ResPublica Green Paper in association with the Royal Institute of British Architects
The recent Localism Act provides unprecedented potential to mobilise local resources and open up new pathways for community engagement in community led planning.
The latest ResPublica 'Green Paper', written in association with the Royal Institute of British Architects (RIBA), argues that involving communities in planning on a collaborative, rather than purely consultative basis will not only lead to more successful developments, it can also generate social capital and value: stronger and more cohesive communities. The publication recommends that:
- The benefits of good design and meaningful community engagement should be recognised as a measurable social outcome
- Government should appoint an independent panel of experts to define the metrics and structures required to capture the social value created though the neighbourhood planning process.
- An evidence base from Local Authorities should be used by the Government in order to extend the 'community budgets' programme and to create a new ‘Total Neighbourhood’ approach.
- The Government should make a ‘Neighbourhood Partnership Agreement’ between residents, local business, local authorities, developers, and design professionals a statutory requirement for every Neighbourhood Plan.

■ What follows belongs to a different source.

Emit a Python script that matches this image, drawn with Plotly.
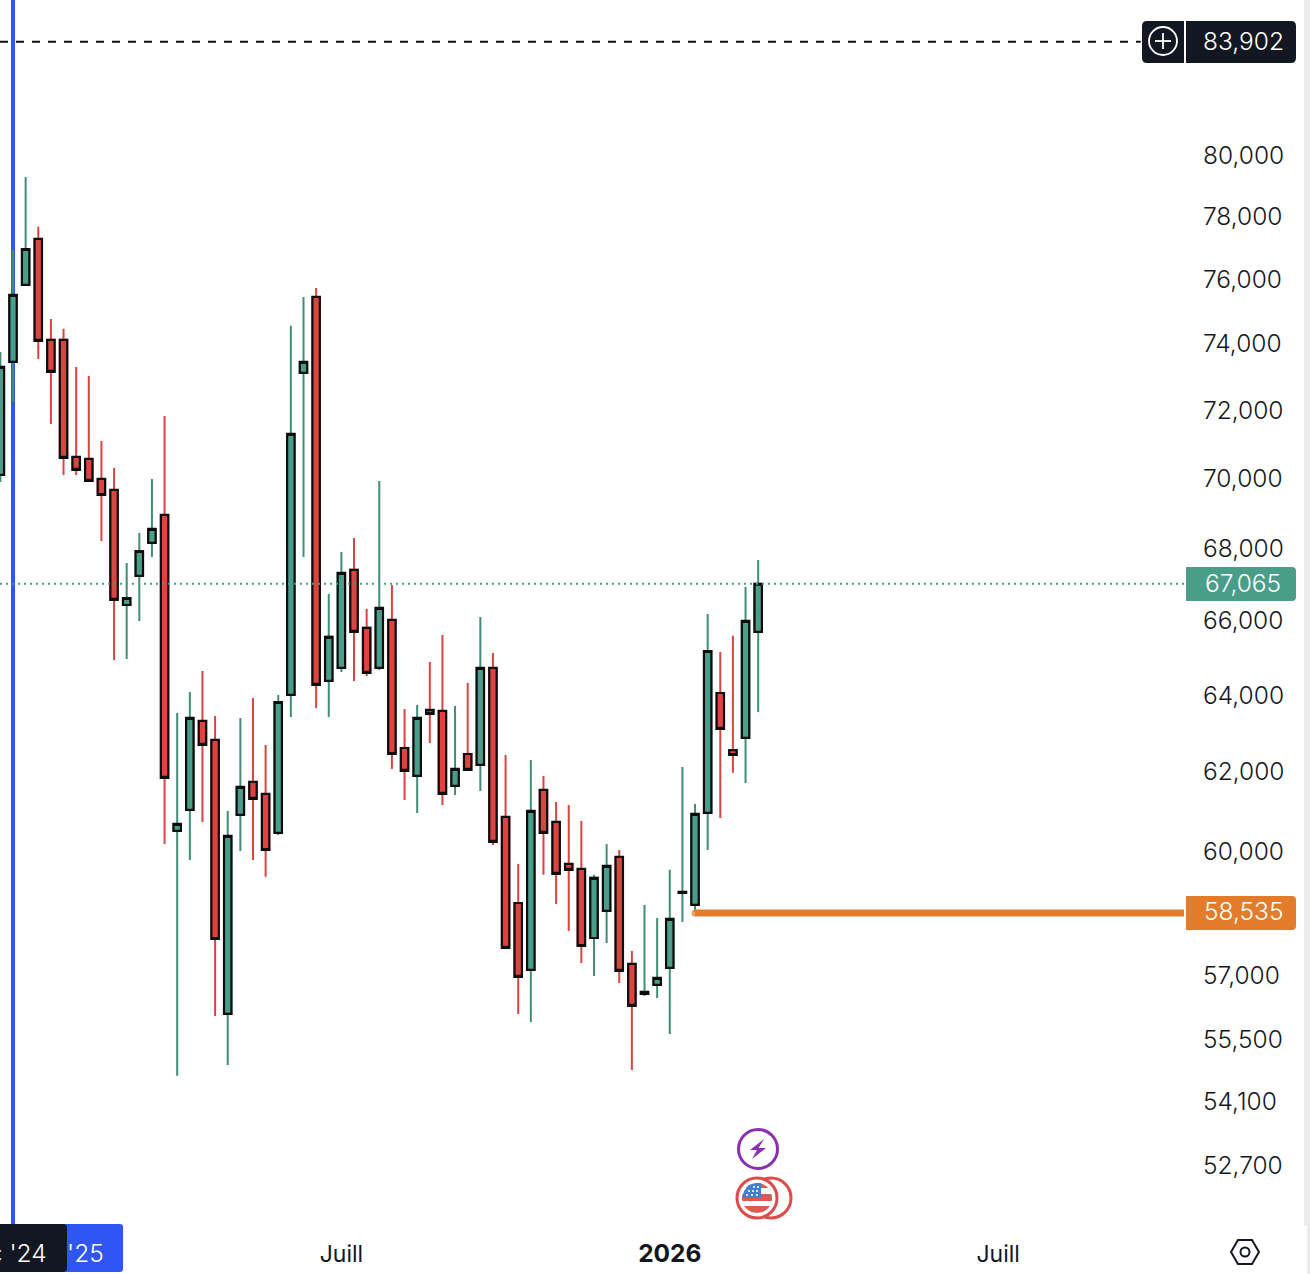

In short, by designing with, rather than for, communities, neighbourhood planning can lead to more appropriate and successful local planning and help create better places. But this kind of collaboration within the planning process – if done in a comprehensive and meaningful way – can also help create stronger, more cohesive communities, generating social capital through an improved sense of collective agency. Therefore, neighbourhood planning has a potential to become a platform for more robust forms of radical localism. It could also be a catalyst for a radically new way of thinking about the relationship between community empowerment and community engagement in planning and design.